* **What you need to do**
Look through the lines of the material and count those containing "matplotlib". Give that count alone.

(Saved entries)

---+---

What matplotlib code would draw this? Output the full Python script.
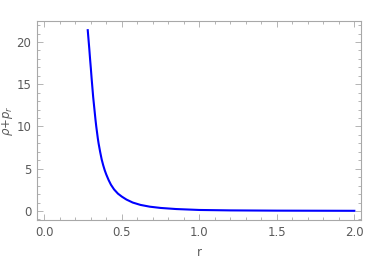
import matplotlib
matplotlib.use('agg')
import matplotlib.pyplot as plt
from matplotlib.ticker import MultipleLocator

# curve
r_vals = [0.280, 0.285, 0.290, 0.295, 0.300, 0.305, 0.310, 0.315, 0.320,
          0.325, 0.330, 0.335, 0.340, 0.345, 0.350, 0.360, 0.370, 0.380,
          0.390, 0.400, 0.415, 0.430, 0.450, 0.475, 0.50, 0.53, 0.57,
          0.62, 0.68, 0.75, 0.85, 1.0, 1.2, 1.5, 2.0]
rho_pr = [21.4, 20.3, 19.2, 18.0, 16.9, 15.7, 14.6, 13.5, 12.6,
          11.7, 10.8, 10.0, 9.3, 8.6, 8.0, 7.0, 6.1, 5.4,
          4.8, 4.3, 3.65, 3.1, 2.55, 2.05, 1.7, 1.35, 1.0,
          0.72, 0.51, 0.36, 0.23, 0.12, 0.07, 0.04, 0.02]

x_ticks = [0.0, 0.5, 1.0, 1.5, 2.0]
y_ticks = [0, 5, 10, 15, 20]

frame_col = '#a8a8a8'
text_col = '#5a5a5a'

fig = plt.figure(figsize=(3.82, 2.61), dpi=100)
ax = fig.add_axes([0.097, 0.157, 0.848, 0.763])

ax.plot(r_vals, rho_pr, color='#0000ff', lw=1.5)

ax.set_xlim(-0.047, 2.043)
ax.set_ylim(-1.07, 22.5)
ax.set_xticks(x_ticks)
ax.set_xticklabels(["{:.1f}".format(t) for t in x_ticks])
ax.set_yticks(y_ticks)
ax.xaxis.set_minor_locator(MultipleLocator(0.1))
ax.yaxis.set_minor_locator(MultipleLocator(1))

for s in ax.spines.values():
    s.set_color(frame_col)
    s.set_linewidth(0.8)

ax.tick_params(which='both', direction='in', top=True, right=True,
               color=frame_col, labelcolor=text_col, labelsize=8.5, width=0.6)
ax.tick_params(which='major', length=4, pad=4)
ax.tick_params(which='minor', length=2)

ax.set_xlabel("r", color=text_col, fontsize=8.5, labelpad=5)
ax.set_ylabel(r"$\rho$+$p_r$", color=text_col, fontsize=8.5, labelpad=1)

fig.savefig("out.png", dpi=100)
plt.close()
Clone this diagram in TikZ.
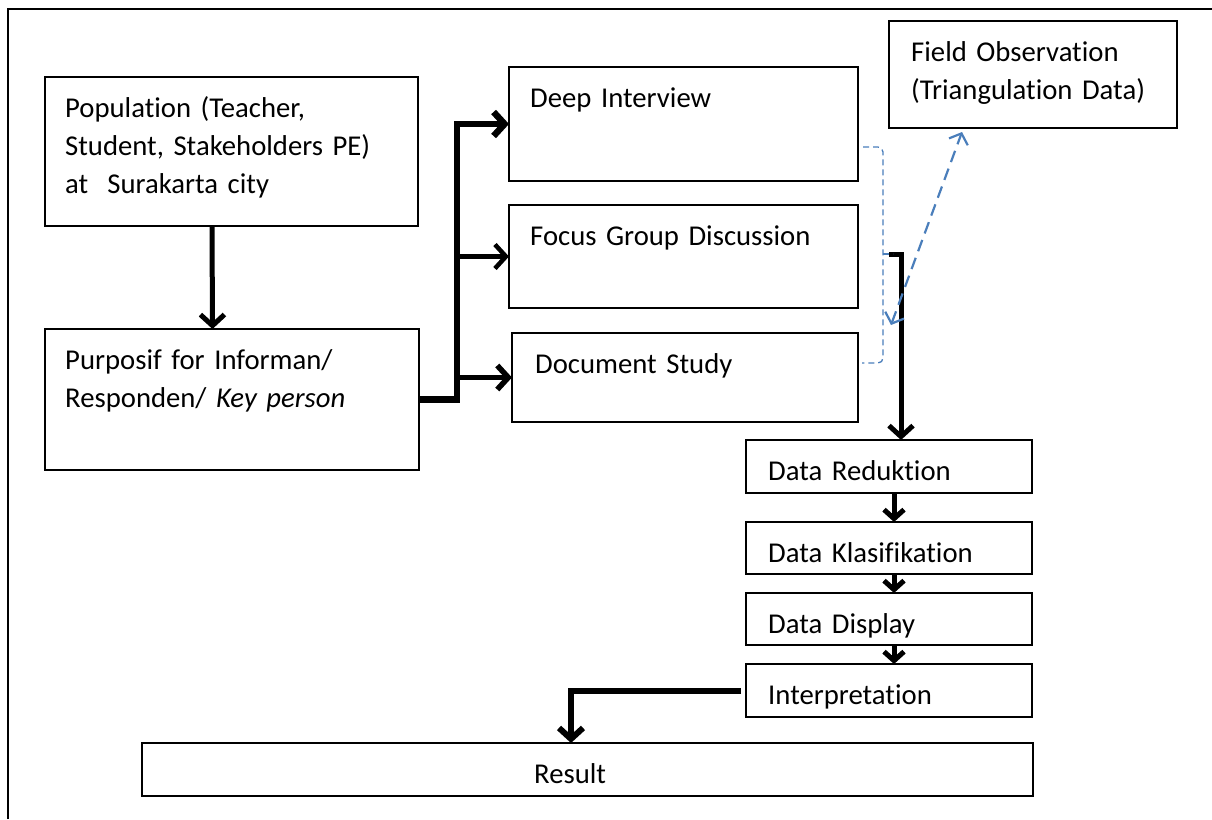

---+---

* **Answer to this task**
5